Westfleet collected data from commercial litigation funders in the US. The data doesn’t include funders specializing in mass tort law firm financing or consumer litigation.
The overall size of the market stayed mostly unchanged: 42 active funders held a combined $16.1 billion in assets under management.
The average litigation finance deal size ticked up to $8 million last year up from $7.8 million in 2023. The average single-matter deal was $6.6 million, while portfolio deals averaged $16.5 million. Portfolios accounted for the majority of deals—67%—holding steady from the previous year.
Patent litigation continued to be the largest category for funded matters, increasing from 19% of all capital commitments to 32%.
“The uptick is driven basically entirely by portfolios,” Charles Agee, CEO of Westfleet, said in an interview. “It’s a very difficult market for single matter patent litigation funding.”
Fortress Investment Group, an investment manager that is a major player in the patent space, committed $2.9 billion to intellectual property as of last year. Hedge fund Davidson Kempner was revealed in court filings as the backer of a patent cases against Audible Inc.
Westfleet for the first time gathered data on the role of insurance in new funding deals. About 19% of capital commitments were either fully or partially insured, according to the report. Insurers have become a major part of the litigation finance space, with funders using policies to insure principals or as collateral for loans from capital providers.

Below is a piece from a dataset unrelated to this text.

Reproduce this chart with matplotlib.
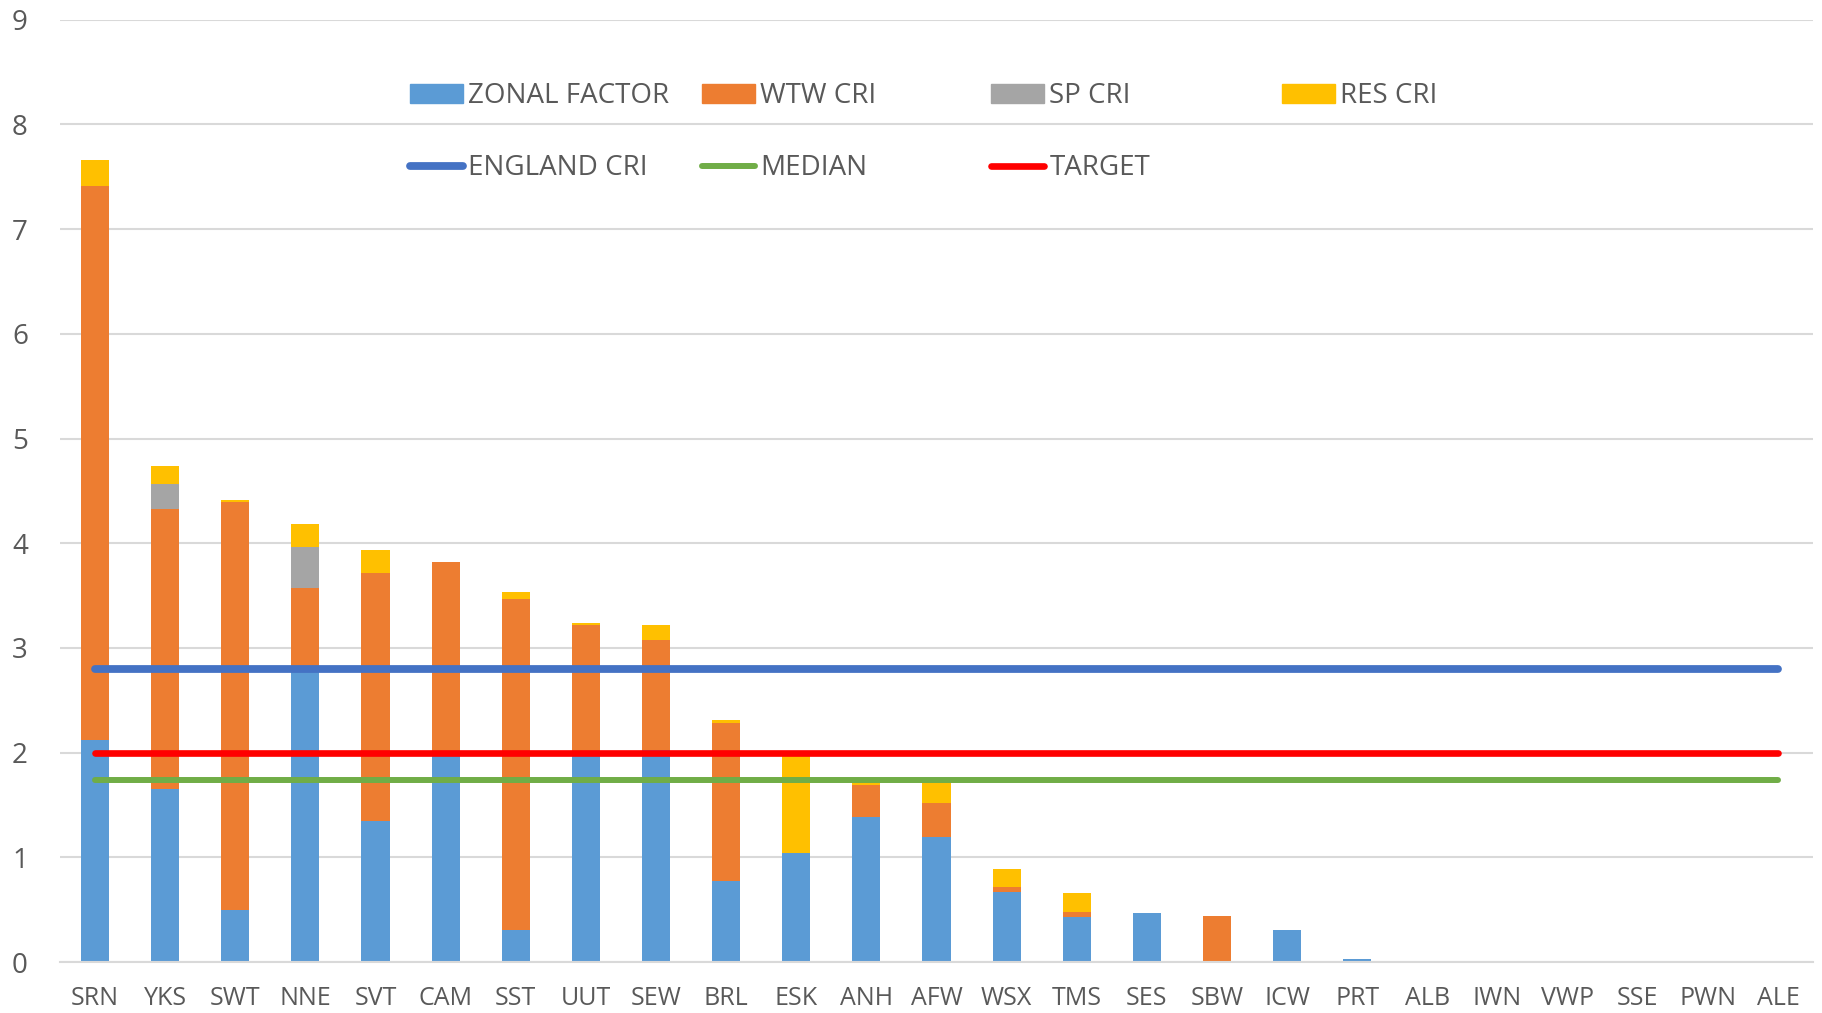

Big Law continued to utilize litigation finance, accounting for more than a third (37%) of new commitments over the year. Large law firms’ total new commitments were down more than 11% to $850 million in 2024. The majority of those new commitments went to single matters, rather than portfolios.
The report says that industry participants feel that the tight capital conditions will loosen as soon as flows of capital increase.
“When something is down because of tight capital conditions that could be the time to buy,” Agee said.